═══ Data listing ═══
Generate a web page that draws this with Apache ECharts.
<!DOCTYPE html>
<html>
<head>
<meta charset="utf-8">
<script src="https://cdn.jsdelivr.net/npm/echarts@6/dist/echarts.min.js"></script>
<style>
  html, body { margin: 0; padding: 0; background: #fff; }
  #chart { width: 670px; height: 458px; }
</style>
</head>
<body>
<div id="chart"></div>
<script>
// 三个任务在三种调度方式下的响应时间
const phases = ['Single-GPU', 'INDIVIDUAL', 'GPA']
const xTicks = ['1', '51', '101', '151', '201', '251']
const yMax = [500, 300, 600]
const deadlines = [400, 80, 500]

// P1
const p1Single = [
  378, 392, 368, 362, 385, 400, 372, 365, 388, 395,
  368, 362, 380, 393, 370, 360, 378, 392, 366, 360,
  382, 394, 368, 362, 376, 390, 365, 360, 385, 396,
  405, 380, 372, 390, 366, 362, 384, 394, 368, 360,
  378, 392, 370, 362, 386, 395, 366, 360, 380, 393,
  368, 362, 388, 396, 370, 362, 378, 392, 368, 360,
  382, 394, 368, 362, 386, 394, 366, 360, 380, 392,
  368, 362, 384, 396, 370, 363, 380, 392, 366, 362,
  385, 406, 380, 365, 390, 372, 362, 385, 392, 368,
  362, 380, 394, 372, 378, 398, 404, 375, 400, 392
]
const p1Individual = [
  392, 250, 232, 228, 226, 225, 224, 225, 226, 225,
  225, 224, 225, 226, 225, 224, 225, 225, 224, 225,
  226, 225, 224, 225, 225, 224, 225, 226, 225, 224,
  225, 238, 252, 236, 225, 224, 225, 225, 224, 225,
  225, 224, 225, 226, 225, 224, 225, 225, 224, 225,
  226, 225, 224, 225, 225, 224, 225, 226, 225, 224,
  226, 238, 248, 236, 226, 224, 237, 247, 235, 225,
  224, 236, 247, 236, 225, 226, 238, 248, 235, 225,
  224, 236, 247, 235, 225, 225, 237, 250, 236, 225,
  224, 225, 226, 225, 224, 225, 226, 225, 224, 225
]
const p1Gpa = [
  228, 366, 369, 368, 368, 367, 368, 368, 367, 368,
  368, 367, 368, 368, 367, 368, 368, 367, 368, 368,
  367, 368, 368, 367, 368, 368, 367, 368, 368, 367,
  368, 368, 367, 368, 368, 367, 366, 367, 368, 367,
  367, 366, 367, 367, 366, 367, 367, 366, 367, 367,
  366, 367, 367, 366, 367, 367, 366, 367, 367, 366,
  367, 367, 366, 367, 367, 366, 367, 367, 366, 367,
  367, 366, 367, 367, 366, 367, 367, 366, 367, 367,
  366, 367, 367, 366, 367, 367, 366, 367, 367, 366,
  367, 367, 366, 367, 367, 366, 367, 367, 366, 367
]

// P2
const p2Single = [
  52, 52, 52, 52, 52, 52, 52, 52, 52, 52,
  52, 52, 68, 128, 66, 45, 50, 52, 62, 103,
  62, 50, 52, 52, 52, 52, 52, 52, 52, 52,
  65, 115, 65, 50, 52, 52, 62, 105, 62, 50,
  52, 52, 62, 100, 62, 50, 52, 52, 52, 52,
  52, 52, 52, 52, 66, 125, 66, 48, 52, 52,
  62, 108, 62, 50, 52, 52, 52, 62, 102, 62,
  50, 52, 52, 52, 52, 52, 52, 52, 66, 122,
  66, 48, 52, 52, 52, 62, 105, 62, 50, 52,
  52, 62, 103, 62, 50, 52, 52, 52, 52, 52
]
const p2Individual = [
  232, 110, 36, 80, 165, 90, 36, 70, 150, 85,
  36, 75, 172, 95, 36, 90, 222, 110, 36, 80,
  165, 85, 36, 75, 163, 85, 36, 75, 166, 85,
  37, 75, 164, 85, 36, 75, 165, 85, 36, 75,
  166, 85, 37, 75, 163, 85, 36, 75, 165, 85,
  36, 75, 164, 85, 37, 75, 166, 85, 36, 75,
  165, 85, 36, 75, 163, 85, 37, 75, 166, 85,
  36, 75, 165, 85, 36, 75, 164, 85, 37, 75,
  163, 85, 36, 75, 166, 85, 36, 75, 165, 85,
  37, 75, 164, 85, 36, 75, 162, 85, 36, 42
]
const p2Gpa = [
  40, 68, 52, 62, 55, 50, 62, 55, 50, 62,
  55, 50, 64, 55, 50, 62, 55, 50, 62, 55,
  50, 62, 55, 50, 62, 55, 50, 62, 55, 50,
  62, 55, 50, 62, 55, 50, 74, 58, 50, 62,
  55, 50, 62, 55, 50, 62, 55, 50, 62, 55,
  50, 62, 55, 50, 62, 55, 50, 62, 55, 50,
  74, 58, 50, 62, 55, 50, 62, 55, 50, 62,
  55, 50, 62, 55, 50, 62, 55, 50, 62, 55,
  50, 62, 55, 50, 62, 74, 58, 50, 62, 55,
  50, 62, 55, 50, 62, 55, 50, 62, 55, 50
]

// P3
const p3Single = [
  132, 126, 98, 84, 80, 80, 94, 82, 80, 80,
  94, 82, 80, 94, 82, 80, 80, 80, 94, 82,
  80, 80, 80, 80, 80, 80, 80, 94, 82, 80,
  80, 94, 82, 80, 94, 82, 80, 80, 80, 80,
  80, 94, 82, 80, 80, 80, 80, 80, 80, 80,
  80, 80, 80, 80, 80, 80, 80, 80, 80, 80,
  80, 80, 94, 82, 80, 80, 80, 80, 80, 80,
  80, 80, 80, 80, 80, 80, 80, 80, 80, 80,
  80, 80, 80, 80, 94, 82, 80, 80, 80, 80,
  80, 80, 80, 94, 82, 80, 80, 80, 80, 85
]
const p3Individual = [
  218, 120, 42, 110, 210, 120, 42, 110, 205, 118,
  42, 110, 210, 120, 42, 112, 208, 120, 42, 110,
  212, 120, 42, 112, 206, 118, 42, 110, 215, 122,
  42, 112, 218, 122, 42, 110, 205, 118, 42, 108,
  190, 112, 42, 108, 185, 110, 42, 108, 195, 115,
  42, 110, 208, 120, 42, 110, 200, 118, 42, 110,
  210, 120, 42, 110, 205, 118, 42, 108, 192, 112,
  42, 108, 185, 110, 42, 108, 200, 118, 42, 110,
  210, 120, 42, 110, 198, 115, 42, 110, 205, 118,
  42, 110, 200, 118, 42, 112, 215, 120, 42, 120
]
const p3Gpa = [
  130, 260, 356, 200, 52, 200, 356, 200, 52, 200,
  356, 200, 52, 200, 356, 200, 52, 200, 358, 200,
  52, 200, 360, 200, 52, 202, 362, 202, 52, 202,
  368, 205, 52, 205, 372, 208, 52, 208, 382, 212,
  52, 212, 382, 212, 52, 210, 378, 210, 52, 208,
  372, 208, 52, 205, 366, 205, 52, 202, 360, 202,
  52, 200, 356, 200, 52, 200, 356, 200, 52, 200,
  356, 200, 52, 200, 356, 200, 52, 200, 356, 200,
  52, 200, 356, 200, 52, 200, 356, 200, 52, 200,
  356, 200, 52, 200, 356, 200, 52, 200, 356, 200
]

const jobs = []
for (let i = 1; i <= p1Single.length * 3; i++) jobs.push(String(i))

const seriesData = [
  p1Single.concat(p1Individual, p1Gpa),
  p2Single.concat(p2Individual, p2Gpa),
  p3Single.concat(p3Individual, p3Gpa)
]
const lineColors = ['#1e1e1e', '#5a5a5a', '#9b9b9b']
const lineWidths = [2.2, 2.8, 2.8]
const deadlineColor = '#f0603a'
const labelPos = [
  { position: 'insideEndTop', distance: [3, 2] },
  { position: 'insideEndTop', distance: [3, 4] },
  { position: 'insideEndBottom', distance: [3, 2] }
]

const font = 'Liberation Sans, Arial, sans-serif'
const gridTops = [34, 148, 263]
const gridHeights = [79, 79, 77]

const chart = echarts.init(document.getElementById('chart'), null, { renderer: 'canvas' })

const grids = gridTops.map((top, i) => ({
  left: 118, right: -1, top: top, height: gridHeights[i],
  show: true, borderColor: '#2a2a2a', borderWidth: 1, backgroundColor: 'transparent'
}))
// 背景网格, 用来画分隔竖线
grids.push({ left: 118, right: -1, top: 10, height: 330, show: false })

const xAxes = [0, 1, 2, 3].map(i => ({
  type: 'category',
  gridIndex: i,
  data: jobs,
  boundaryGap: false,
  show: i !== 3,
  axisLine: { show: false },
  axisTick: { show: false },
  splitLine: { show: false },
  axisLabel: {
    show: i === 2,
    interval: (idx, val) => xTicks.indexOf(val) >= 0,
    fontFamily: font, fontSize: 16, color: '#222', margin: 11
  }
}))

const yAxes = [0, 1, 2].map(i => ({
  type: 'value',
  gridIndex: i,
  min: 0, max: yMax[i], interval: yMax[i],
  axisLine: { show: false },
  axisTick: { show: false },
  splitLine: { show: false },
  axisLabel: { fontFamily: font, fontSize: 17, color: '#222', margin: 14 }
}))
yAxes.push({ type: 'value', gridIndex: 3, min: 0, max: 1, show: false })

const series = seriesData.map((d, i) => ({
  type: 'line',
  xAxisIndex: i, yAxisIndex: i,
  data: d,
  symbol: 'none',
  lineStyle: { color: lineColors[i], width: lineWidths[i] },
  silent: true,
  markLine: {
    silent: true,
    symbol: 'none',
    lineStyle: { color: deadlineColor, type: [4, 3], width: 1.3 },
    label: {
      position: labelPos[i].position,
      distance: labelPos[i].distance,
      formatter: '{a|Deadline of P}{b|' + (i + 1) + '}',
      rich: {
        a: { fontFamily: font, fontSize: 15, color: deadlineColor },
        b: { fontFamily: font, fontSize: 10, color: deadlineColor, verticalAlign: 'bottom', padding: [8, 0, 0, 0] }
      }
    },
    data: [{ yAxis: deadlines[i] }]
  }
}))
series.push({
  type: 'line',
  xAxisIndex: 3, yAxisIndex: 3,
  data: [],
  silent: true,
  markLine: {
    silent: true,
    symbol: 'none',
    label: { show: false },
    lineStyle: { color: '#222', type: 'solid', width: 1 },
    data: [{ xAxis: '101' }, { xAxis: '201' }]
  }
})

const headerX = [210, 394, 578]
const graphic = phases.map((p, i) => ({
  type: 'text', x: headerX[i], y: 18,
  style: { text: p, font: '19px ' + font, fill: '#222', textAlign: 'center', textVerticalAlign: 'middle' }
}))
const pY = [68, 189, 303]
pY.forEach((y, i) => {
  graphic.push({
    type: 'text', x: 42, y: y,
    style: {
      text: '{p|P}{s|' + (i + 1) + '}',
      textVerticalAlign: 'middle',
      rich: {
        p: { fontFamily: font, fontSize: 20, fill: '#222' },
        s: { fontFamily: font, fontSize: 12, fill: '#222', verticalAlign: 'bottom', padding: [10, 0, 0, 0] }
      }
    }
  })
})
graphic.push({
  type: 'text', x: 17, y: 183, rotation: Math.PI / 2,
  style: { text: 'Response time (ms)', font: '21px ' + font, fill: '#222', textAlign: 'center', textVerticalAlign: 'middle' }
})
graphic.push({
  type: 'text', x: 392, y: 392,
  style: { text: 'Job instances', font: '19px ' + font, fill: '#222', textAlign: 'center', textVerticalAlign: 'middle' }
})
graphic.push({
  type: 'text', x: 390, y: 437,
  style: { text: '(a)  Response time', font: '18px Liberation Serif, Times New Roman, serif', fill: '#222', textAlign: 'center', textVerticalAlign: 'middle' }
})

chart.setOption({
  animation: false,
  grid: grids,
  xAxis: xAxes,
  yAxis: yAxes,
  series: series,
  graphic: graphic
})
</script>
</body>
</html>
═══
═══ Data listing ═══
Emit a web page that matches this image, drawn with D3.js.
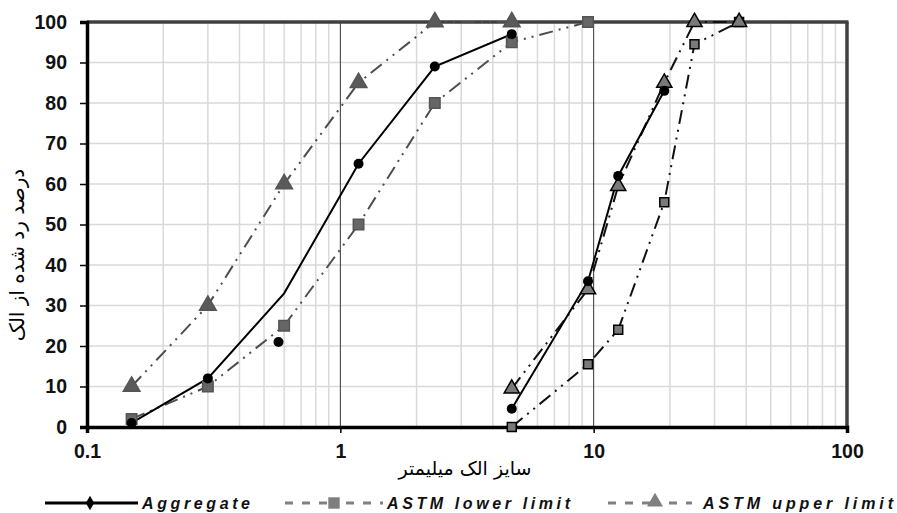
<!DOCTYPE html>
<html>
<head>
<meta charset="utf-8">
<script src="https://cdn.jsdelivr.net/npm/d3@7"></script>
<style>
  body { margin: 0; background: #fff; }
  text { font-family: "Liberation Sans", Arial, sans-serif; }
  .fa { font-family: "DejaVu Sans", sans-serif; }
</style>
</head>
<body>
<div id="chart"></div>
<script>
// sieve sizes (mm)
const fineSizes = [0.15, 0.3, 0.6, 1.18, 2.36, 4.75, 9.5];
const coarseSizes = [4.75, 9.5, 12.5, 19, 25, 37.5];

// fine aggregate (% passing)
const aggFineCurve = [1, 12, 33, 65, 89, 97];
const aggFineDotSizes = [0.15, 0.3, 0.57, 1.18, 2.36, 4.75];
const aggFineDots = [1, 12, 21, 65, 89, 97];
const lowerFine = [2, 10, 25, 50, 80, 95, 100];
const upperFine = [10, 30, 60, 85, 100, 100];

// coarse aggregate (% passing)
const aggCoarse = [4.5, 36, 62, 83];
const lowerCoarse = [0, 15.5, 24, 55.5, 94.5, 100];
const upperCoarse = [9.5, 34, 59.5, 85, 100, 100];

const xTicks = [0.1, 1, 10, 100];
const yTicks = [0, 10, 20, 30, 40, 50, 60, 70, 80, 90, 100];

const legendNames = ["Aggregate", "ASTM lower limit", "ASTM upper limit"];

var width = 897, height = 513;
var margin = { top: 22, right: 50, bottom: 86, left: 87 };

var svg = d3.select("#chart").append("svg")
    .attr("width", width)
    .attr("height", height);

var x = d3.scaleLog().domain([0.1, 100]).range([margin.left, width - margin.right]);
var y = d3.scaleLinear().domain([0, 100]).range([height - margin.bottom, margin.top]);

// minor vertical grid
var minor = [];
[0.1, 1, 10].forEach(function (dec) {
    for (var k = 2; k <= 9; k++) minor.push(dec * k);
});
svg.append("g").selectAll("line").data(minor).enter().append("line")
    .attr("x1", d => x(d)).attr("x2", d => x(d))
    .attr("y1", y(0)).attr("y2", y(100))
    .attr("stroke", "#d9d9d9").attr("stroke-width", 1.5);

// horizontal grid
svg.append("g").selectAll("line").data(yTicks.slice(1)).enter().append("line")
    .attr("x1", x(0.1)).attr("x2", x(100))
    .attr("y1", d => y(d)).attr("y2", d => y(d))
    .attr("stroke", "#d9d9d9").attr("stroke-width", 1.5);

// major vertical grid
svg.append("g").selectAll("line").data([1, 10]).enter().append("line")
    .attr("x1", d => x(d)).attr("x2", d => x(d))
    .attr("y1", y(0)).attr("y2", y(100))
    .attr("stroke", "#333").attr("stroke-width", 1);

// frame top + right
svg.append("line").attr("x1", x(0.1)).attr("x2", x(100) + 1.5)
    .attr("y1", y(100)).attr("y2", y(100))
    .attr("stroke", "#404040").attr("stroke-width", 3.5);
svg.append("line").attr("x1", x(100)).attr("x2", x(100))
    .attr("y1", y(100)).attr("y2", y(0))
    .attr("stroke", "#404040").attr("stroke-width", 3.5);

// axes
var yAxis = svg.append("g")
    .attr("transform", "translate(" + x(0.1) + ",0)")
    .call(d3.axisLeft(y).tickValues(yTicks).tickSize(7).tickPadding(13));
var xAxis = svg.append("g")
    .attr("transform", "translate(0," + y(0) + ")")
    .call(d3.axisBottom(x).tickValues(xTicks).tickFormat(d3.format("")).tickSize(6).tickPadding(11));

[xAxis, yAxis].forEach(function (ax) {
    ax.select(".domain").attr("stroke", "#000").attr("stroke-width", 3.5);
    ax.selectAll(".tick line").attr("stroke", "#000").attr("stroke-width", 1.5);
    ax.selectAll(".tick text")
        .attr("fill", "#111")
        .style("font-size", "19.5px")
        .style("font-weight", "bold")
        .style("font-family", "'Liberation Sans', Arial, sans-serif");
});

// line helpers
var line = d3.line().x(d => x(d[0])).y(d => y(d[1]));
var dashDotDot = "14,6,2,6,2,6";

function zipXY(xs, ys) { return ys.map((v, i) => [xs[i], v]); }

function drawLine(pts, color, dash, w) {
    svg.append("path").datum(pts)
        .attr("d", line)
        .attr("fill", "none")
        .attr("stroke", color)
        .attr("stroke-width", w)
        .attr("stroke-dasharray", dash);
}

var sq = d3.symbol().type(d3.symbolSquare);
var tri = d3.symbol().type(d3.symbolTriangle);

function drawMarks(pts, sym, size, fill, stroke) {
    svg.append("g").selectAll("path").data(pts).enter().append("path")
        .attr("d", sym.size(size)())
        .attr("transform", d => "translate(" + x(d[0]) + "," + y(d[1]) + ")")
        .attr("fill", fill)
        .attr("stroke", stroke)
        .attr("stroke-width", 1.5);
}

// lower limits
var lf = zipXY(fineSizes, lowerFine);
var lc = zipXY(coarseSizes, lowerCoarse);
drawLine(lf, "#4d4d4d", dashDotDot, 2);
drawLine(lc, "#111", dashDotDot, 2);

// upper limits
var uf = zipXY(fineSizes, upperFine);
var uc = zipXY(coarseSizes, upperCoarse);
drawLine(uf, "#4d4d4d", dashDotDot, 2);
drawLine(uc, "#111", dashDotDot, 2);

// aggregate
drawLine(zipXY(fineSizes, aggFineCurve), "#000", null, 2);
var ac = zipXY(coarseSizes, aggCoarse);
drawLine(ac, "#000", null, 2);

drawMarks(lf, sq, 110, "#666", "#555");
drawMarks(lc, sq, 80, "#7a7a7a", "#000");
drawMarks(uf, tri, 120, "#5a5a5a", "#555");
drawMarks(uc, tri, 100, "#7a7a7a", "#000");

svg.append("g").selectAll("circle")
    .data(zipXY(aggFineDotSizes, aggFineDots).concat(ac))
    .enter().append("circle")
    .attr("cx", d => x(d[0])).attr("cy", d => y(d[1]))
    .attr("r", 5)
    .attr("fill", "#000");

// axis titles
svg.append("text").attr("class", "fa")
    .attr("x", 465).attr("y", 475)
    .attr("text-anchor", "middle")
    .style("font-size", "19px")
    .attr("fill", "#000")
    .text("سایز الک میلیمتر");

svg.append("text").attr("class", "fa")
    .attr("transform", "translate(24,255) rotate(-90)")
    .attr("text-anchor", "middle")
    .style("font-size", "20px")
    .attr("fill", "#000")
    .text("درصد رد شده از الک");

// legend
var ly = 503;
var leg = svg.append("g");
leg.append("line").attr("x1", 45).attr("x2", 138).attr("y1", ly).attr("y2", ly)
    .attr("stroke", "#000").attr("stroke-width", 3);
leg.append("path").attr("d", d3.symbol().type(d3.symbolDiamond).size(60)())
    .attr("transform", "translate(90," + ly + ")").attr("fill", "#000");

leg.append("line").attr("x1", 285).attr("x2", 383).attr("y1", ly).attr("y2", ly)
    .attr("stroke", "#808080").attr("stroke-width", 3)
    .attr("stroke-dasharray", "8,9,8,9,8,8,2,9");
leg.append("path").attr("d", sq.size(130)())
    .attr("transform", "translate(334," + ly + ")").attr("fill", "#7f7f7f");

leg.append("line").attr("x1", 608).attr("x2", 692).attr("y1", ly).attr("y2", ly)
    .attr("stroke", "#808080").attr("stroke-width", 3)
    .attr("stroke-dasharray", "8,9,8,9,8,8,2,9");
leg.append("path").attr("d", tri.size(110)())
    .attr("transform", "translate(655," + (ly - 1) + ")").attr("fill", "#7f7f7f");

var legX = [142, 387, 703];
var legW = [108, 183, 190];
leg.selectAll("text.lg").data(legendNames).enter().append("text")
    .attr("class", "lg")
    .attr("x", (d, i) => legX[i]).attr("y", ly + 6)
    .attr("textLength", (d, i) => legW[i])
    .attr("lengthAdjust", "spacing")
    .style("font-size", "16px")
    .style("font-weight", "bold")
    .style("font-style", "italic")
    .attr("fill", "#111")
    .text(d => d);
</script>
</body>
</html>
═══
═══ Data listing ═══
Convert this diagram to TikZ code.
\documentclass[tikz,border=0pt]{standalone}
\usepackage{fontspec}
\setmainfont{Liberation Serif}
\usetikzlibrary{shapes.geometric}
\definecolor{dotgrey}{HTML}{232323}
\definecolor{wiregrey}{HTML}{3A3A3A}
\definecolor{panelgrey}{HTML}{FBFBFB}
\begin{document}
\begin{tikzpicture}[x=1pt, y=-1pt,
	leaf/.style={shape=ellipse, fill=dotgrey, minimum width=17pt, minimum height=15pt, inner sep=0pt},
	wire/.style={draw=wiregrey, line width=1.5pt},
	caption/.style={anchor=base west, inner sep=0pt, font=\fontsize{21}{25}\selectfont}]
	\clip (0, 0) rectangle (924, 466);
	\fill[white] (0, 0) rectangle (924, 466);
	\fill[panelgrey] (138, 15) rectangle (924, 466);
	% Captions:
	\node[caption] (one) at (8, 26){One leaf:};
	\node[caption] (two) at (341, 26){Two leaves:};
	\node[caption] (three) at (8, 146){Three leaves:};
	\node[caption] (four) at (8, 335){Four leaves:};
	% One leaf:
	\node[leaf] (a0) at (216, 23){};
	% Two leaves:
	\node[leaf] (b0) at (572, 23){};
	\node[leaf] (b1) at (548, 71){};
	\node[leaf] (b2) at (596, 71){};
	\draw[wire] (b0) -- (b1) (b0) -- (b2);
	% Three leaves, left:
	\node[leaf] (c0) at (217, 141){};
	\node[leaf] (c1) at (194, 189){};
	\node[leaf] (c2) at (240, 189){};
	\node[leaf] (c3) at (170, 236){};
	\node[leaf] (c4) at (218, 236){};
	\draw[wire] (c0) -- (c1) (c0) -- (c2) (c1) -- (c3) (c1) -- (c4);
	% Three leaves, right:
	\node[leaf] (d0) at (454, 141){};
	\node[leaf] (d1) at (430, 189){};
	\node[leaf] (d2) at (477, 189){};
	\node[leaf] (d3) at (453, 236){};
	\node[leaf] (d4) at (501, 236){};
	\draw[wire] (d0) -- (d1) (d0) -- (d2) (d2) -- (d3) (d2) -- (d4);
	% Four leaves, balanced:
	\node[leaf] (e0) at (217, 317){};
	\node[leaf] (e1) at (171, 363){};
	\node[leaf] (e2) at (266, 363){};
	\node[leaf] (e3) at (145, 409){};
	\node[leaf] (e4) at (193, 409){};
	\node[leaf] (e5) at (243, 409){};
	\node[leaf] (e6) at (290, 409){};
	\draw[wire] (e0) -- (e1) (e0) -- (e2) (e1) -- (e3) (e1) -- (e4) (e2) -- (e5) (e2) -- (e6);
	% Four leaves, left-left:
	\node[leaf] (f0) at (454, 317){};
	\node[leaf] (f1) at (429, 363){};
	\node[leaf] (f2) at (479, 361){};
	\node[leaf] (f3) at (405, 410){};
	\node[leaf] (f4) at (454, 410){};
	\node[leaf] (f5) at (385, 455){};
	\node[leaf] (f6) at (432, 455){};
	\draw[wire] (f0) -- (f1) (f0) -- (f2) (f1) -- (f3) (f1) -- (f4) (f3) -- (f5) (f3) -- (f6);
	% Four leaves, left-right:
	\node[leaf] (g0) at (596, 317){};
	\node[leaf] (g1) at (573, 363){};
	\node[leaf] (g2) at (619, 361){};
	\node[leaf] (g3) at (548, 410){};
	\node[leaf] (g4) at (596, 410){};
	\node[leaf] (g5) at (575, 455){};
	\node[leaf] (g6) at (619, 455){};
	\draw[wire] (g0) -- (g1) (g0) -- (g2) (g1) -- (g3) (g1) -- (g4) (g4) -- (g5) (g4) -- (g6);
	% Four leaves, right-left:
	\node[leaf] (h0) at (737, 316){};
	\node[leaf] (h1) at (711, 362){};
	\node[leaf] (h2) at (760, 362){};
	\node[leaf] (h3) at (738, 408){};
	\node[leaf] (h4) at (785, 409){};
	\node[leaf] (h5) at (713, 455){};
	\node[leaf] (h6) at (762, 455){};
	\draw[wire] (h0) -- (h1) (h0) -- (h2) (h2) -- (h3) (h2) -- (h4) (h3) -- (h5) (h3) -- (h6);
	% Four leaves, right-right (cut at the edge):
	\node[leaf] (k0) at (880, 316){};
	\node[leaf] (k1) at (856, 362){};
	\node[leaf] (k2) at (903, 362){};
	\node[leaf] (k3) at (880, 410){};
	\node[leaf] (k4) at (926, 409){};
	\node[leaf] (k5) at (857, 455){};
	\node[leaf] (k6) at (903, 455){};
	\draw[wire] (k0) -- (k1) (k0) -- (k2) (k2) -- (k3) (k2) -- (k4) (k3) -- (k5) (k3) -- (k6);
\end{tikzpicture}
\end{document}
═══
[Work to do] Set down exactly the lines above, from the line containing "Emit a web page" through the line containing "const coarseSizes = [4.75, 9.5, 12.5, 19, 25, 37.5];". Skip the pictures.

[Output of the task]
Emit a web page that matches this image, drawn with D3.js.
<!DOCTYPE html>
<html>
<head>
<meta charset="utf-8">
<script src="https://cdn.jsdelivr.net/npm/d3@7"></script>
<style>
  body { margin: 0; background: #fff; }
  text { font-family: "Liberation Sans", Arial, sans-serif; }
  .fa { font-family: "DejaVu Sans", sans-serif; }
</style>
</head>
<body>
<div id="chart"></div>
<script>
// sieve sizes (mm)
const fineSizes = [0.15, 0.3, 0.6, 1.18, 2.36, 4.75, 9.5];
const coarseSizes = [4.75, 9.5, 12.5, 19, 25, 37.5];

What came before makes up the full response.